• [WHAT YOU HAVE TO DO]: Your task is to copy the listing exactly. Drop any pictures from the copy.

• [DATA SEGMENT]:
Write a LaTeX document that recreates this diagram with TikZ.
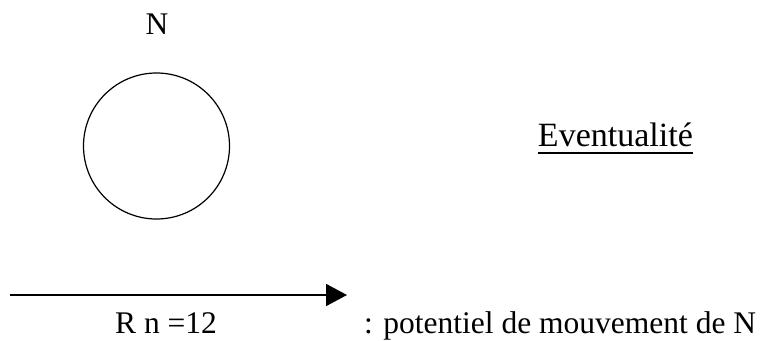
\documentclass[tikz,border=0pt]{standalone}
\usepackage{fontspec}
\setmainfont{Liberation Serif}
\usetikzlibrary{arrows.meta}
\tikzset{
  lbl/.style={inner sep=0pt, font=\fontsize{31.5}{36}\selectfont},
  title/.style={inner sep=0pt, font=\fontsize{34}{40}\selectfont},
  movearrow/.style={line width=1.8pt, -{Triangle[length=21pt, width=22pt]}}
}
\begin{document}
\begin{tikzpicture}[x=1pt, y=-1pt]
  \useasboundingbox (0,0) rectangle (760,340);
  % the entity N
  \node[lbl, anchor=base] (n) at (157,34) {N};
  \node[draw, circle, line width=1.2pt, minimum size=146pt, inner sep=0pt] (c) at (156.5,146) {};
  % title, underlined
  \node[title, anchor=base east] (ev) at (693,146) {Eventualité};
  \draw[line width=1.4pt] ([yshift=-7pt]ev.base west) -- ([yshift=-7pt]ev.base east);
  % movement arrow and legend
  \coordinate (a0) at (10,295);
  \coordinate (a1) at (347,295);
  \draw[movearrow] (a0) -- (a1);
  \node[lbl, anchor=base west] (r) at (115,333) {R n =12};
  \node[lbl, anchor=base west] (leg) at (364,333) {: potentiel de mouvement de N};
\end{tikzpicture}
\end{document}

• [RIGHT ANSWER]:
Write a LaTeX document that recreates this diagram with TikZ.
\documentclass[tikz,border=0pt]{standalone}
\usepackage{fontspec}
\setmainfont{Liberation Serif}
\usetikzlibrary{arrows.meta}
\tikzset{
  lbl/.style={inner sep=0pt, font=\fontsize{31.5}{36}\selectfont},
  title/.style={inner sep=0pt, font=\fontsize{34}{40}\selectfont},
  movearrow/.style={line width=1.8pt, -{Triangle[length=21pt, width=22pt]}}
}
\begin{document}
\begin{tikzpicture}[x=1pt, y=-1pt]
  \useasboundingbox (0,0) rectangle (760,340);
  % the entity N
  \node[lbl, anchor=base] (n) at (157,34) {N};
  \node[draw, circle, line width=1.2pt, minimum size=146pt, inner sep=0pt] (c) at (156.5,146) {};
  % title, underlined
  \node[title, anchor=base east] (ev) at (693,146) {Eventualité};
  \draw[line width=1.4pt] ([yshift=-7pt]ev.base west) -- ([yshift=-7pt]ev.base east);
  % movement arrow and legend
  \coordinate (a0) at (10,295);
  \coordinate (a1) at (347,295);
  \draw[movearrow] (a0) -- (a1);
  \node[lbl, anchor=base west] (r) at (115,333) {R n =12};
  \node[lbl, anchor=base west] (leg) at (364,333) {: potentiel de mouvement de N};
\end{tikzpicture}
\end{document}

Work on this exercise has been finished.